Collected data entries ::
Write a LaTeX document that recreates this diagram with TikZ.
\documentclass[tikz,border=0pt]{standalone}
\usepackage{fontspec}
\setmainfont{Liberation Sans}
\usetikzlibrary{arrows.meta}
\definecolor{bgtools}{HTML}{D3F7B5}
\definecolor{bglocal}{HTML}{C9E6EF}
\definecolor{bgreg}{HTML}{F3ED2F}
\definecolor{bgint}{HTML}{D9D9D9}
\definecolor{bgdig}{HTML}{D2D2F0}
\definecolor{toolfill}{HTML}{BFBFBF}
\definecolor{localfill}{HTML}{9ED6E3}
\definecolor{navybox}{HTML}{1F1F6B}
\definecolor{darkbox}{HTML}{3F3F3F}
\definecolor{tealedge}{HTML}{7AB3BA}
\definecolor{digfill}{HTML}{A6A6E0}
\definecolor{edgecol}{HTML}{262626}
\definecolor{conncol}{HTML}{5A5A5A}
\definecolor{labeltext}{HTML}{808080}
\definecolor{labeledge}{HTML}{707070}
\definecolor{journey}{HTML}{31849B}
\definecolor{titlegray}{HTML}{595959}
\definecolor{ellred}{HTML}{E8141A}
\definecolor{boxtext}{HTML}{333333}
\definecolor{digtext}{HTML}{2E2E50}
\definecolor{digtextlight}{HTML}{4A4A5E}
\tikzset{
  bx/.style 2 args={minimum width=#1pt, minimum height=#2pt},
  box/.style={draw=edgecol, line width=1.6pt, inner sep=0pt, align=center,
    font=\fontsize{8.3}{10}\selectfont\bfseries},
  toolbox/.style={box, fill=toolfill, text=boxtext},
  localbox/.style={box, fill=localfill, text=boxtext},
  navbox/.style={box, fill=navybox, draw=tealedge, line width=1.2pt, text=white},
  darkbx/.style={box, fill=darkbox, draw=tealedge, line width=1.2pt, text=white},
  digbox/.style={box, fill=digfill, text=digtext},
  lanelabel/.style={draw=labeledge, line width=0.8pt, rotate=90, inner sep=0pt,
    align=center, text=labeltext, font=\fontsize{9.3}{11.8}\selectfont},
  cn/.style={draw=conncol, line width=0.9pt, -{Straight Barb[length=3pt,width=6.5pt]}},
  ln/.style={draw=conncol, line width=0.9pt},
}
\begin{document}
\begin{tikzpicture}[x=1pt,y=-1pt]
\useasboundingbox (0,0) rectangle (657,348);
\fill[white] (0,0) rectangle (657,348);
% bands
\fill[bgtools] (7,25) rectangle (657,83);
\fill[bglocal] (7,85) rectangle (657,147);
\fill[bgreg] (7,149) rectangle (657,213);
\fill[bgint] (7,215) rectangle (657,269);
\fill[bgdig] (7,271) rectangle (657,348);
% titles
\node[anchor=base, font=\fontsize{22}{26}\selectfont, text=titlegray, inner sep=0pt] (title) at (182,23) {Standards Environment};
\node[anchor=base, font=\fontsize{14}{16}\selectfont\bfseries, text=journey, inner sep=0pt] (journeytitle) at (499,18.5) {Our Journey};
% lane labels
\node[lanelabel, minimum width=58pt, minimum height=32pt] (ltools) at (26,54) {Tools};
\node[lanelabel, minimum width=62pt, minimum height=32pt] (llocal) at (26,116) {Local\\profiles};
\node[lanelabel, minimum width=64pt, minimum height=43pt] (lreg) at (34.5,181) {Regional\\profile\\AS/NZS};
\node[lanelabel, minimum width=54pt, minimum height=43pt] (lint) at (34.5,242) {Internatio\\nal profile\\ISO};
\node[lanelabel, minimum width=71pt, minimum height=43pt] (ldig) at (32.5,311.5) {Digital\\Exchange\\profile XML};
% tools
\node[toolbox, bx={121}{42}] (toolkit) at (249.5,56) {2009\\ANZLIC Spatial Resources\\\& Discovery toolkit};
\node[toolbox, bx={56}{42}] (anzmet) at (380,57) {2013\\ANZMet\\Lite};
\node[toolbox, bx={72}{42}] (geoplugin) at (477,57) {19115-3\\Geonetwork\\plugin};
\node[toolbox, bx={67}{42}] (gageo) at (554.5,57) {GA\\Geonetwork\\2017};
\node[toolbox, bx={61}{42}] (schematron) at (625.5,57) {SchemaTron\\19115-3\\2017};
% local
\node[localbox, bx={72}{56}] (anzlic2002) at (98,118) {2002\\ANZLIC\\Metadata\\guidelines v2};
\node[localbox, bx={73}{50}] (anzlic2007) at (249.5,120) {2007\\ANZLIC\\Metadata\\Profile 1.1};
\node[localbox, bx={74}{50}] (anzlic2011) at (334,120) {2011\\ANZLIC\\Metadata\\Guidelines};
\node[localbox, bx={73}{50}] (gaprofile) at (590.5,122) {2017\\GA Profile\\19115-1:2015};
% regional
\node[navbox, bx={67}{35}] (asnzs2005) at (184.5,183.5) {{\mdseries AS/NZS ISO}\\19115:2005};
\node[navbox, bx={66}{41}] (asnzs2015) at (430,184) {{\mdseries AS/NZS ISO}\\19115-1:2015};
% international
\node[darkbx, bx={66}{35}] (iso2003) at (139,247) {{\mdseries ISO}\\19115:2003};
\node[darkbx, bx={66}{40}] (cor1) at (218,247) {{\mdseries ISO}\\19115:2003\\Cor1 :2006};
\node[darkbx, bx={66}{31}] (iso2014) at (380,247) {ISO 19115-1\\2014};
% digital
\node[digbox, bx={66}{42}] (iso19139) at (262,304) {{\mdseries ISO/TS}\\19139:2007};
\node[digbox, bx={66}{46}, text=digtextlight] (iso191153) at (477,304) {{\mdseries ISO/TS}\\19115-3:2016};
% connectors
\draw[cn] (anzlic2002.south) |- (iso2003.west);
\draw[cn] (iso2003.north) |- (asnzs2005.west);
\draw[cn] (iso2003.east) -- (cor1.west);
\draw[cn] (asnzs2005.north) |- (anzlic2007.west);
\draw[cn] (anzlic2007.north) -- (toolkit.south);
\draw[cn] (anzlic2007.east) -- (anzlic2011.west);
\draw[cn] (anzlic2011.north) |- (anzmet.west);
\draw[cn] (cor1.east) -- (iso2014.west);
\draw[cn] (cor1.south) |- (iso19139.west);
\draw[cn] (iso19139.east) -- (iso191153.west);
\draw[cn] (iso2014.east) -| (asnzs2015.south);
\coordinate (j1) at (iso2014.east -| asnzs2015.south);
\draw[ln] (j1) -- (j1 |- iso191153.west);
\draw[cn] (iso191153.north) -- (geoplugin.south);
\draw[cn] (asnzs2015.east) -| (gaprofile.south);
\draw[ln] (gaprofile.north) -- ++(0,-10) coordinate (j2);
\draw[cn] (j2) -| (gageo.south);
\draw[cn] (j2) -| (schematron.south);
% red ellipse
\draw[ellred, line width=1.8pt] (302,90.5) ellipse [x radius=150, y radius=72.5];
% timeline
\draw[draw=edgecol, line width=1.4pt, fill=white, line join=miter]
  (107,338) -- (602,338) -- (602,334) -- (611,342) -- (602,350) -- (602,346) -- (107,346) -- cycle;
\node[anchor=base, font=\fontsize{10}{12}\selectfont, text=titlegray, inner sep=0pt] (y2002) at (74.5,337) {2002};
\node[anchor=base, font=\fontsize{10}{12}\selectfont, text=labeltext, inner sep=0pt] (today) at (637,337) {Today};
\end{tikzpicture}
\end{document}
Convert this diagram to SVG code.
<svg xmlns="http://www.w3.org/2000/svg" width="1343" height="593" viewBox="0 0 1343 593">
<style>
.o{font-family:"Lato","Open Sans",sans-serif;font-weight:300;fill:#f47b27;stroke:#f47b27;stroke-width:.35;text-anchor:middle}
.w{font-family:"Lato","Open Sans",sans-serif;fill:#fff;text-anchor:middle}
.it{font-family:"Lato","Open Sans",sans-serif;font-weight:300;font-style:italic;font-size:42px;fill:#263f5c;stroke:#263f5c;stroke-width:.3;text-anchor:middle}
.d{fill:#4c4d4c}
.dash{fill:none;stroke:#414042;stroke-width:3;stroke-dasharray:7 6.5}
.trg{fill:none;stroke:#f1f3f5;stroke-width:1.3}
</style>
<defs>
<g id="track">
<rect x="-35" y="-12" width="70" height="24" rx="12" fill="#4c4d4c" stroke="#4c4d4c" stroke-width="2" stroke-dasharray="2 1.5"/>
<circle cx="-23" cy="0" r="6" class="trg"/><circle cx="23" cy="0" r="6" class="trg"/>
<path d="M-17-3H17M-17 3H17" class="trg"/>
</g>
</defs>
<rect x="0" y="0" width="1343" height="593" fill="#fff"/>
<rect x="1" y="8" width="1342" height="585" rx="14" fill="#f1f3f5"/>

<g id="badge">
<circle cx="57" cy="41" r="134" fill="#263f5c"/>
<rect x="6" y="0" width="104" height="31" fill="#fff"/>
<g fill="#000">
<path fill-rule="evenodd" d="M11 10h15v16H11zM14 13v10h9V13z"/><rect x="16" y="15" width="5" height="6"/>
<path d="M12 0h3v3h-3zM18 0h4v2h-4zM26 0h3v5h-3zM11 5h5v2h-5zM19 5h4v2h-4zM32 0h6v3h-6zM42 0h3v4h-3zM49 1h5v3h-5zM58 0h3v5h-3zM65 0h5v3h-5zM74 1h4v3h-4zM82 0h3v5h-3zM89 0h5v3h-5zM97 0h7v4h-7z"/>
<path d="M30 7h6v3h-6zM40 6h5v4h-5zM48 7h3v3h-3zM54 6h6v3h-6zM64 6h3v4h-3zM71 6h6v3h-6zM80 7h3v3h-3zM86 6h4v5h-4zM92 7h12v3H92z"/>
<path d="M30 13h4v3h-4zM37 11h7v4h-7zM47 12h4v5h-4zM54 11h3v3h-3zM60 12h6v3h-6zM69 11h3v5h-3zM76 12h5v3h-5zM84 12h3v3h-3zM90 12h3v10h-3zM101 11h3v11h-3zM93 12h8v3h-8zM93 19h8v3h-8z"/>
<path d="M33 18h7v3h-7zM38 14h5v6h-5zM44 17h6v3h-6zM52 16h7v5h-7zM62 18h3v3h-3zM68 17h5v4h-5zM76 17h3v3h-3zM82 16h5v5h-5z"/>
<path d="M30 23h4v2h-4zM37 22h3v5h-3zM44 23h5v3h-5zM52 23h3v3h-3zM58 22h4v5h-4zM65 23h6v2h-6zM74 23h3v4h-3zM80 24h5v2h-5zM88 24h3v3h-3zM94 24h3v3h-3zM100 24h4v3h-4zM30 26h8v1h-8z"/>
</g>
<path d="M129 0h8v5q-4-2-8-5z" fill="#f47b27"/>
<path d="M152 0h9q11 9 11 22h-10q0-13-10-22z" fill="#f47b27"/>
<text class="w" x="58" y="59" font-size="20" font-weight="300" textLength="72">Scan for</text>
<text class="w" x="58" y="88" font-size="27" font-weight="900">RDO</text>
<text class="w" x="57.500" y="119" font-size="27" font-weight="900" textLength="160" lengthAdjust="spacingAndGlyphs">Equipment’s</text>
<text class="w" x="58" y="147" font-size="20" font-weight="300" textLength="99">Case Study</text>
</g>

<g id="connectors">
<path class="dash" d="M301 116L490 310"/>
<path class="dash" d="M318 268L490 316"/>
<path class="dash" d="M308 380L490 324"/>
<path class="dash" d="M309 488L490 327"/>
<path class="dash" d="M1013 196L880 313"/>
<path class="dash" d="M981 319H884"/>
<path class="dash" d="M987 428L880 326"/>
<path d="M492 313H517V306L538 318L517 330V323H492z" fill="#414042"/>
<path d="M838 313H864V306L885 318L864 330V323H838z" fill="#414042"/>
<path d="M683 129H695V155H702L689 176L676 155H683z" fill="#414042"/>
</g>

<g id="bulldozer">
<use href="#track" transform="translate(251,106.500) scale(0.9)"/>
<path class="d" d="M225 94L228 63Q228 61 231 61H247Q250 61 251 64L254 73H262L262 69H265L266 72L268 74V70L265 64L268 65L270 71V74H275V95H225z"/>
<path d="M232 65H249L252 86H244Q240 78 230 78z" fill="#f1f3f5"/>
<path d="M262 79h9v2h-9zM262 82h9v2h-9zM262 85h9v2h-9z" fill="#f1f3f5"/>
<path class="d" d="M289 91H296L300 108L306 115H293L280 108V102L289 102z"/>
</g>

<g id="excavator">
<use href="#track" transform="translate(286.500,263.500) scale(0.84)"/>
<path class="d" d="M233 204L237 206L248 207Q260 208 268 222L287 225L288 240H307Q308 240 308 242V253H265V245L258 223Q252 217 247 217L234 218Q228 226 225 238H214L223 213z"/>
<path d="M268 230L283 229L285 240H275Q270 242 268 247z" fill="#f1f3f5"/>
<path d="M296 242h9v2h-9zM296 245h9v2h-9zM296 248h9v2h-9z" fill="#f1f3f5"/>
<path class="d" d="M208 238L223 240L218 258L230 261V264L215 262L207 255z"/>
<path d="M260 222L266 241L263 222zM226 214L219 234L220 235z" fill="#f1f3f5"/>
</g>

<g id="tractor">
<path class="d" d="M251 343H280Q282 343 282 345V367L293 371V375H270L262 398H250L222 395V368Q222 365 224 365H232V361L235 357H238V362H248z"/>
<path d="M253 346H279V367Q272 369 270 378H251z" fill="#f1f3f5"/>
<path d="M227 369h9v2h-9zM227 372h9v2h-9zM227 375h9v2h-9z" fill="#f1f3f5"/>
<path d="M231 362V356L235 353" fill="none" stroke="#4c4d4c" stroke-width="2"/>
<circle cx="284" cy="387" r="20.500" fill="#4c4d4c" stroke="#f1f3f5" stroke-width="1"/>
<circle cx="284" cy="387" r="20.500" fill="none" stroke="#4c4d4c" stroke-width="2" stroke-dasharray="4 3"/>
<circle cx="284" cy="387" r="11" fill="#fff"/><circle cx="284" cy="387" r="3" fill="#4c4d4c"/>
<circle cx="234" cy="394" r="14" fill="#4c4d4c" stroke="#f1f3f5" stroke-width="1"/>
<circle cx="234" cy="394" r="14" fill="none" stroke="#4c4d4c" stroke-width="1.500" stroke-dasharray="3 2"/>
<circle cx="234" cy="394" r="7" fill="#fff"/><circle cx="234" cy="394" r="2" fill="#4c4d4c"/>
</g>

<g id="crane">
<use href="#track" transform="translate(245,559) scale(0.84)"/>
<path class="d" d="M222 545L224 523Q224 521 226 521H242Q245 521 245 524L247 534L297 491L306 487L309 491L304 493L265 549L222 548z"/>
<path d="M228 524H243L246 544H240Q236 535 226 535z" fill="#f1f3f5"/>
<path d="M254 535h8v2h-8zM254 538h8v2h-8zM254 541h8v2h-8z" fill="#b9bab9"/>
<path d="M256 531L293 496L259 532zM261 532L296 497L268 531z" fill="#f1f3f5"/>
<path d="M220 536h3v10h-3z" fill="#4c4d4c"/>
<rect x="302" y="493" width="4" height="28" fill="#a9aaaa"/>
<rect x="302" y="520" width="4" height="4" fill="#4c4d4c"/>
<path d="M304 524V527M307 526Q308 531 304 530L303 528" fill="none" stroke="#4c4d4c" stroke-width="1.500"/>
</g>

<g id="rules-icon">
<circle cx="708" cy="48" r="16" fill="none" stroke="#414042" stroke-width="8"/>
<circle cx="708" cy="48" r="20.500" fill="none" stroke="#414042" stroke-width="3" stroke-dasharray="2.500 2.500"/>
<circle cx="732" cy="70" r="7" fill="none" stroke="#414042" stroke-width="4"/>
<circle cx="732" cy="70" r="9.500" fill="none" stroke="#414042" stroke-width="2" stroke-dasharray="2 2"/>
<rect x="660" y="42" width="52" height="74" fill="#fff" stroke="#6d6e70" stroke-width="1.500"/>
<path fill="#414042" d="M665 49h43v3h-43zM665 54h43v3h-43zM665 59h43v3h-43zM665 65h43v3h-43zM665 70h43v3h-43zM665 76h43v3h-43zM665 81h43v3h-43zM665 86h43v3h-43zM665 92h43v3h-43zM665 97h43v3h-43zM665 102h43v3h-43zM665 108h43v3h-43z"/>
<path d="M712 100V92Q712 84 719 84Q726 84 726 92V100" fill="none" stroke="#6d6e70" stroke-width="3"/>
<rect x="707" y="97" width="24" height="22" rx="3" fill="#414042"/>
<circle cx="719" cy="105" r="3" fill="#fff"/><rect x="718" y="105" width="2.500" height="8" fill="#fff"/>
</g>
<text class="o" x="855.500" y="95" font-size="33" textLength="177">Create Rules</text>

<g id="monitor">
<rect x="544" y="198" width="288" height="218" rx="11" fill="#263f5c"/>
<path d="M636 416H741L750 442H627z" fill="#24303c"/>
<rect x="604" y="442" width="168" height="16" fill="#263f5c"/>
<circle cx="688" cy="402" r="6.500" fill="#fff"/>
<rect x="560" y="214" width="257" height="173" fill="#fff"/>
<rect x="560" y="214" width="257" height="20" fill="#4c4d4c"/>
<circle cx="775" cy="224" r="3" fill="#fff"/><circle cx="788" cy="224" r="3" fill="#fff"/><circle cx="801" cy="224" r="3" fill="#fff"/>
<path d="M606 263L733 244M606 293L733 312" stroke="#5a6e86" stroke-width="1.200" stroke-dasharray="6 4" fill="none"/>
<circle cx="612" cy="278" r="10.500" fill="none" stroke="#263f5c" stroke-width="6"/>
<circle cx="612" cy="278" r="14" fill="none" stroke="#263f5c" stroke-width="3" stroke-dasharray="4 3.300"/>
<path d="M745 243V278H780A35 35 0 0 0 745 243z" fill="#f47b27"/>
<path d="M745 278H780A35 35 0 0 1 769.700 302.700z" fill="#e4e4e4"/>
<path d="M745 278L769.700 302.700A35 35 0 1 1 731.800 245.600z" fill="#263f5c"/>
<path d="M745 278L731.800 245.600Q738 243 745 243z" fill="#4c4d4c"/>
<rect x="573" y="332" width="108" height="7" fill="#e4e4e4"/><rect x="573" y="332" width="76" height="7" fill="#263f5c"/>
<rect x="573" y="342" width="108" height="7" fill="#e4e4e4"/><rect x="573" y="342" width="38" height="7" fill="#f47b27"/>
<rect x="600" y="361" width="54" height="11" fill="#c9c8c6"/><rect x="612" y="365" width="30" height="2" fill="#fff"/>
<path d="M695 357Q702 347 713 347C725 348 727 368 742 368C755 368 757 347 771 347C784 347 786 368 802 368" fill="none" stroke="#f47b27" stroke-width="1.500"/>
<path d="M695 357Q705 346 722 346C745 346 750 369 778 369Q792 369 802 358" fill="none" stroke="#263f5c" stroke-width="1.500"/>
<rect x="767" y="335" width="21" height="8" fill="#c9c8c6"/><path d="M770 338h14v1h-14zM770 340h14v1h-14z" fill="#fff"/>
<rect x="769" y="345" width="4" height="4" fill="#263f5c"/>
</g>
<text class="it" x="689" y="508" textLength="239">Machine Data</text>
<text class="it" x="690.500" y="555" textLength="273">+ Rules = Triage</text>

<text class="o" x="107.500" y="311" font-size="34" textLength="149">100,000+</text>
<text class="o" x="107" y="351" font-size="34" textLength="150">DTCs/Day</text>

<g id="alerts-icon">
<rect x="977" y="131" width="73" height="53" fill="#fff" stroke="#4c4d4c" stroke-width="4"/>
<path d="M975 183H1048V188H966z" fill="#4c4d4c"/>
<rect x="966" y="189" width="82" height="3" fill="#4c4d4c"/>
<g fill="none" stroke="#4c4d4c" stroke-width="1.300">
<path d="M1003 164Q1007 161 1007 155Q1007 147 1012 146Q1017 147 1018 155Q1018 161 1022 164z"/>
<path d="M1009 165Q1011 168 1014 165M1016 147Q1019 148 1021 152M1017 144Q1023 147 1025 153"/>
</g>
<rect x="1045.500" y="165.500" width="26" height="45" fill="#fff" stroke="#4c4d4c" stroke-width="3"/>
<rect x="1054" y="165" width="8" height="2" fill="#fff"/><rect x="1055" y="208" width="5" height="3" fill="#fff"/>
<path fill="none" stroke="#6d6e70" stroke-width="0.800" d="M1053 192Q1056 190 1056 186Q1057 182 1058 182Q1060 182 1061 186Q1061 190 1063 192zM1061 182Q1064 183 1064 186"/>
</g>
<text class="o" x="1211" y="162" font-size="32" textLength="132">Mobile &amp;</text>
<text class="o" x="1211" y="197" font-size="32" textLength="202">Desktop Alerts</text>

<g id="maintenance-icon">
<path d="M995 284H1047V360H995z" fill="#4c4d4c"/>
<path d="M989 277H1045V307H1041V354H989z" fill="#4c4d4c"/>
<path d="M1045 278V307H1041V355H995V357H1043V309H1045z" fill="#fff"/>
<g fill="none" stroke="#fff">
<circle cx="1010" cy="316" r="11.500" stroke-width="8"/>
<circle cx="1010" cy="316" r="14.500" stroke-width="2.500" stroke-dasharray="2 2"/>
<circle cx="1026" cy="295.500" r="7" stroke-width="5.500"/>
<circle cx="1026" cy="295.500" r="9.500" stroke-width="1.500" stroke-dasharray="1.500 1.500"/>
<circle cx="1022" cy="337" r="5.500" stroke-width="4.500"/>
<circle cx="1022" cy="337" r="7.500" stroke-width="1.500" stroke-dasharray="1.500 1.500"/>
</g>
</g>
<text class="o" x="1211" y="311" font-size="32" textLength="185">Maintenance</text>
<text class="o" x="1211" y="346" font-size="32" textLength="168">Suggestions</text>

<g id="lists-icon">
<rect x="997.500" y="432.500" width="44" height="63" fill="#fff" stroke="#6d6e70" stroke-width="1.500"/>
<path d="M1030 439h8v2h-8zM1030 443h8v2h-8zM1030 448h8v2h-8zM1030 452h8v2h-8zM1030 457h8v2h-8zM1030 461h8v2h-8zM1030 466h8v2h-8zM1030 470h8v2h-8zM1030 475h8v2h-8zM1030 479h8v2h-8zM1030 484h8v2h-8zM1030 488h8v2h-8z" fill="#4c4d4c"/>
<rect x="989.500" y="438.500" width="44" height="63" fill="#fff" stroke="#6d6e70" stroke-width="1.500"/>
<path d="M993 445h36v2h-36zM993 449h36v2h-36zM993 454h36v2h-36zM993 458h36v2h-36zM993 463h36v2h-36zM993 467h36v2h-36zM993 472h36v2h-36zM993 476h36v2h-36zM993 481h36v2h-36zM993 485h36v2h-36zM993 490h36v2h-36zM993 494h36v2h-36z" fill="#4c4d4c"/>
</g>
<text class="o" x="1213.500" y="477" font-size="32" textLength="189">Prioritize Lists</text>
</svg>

Exercise goal ::
Go over the data above and copy every line that has the word "this" in it.

Completed exercise ::
Write a LaTeX document that recreates this diagram with TikZ.
Convert this diagram to SVG code.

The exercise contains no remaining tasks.